His set of the Paganini Caprices was recorded in the early 1970s for Disques Adčs. There’s appreciable preserved LP rumble and a few clicks, though this last is a minor concern. The dry Parisian studio acoustic will not come as a surprise. Erlih plays with considerable commitment and is never a superficial or suave interpreter. Rather he digs into the material and characterises it with imagination and a sense of colour. Where he fails is in sheer pyrotechnical flair. The standard was set for the Caprices by Ruggiero Ricci but in time other interpreters matched and even surpassed his digital control and clarity. Alongside Ricci and especially Iwan Kawaciuk, the stunningly gifted Czech fiddler who recorded the set for Supraphon between 1956 and 1958 and whose wartime Dvořák Concerto I have been clamouring to have reissued, Erlih sounds somewhat effortful and even a little prosaic. To be frank he is soundly outclassed, left and right hand, by Kawaciuk, who keeps voicings motoring. Erlih tends to rely on musical commas to keep things on track. A few fingerboard incidents – try No.7 in A minor – show the sheer technical stress placed on performers in this repertoire and these, minor in themselves, show just how taxing the works remain. This is by no means a negligible recording of the Caprices and it will be of real interest to Erlih collectors but judged by the highest standards it was not really competitive when issued.

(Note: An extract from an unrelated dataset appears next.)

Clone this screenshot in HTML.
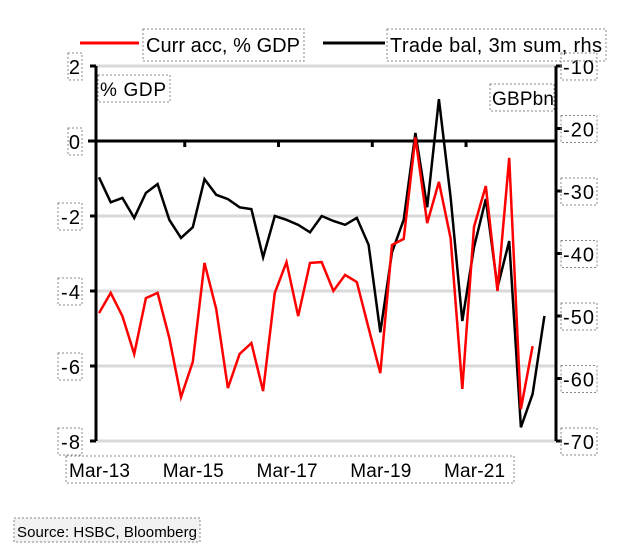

The remainder of the programme continues the solo theme to real advantage. The Bartók Sonata reminds one that Erlih recorded both Rhapsodies with composer-conductor Karel Husa (Forgotten Records FR449 - review) He plays the sonata with resinous drama and is particularly good in the long folklorically-inflected paragraphs. With apt tonal resources this is a crisp and stylistically probing reading. Jolivet’s Suite Rhapsodique was recorded in the presence of the composer and is a five-movement piece, the structure of which – with its Arias I and II – is clearly indebted to Stravinsky’s model. This has been reissued on CD before, on Lyrinx LYR242 and finds in Erlih a near-perfect interpreter, fully alive to the differentiation of tone in the dance movements of the music and the vocalised near-glissandi of the Aria II. Appropriately the twofer ends with the piece Stravinsky wrote in memory of the first violinist of the Pro Arte Quartet, the Elégie for solo violin.

The focus for this disc is almost exclusively the violinist and not the repertoire, and it’s good to know that Erlih is not being forgotten.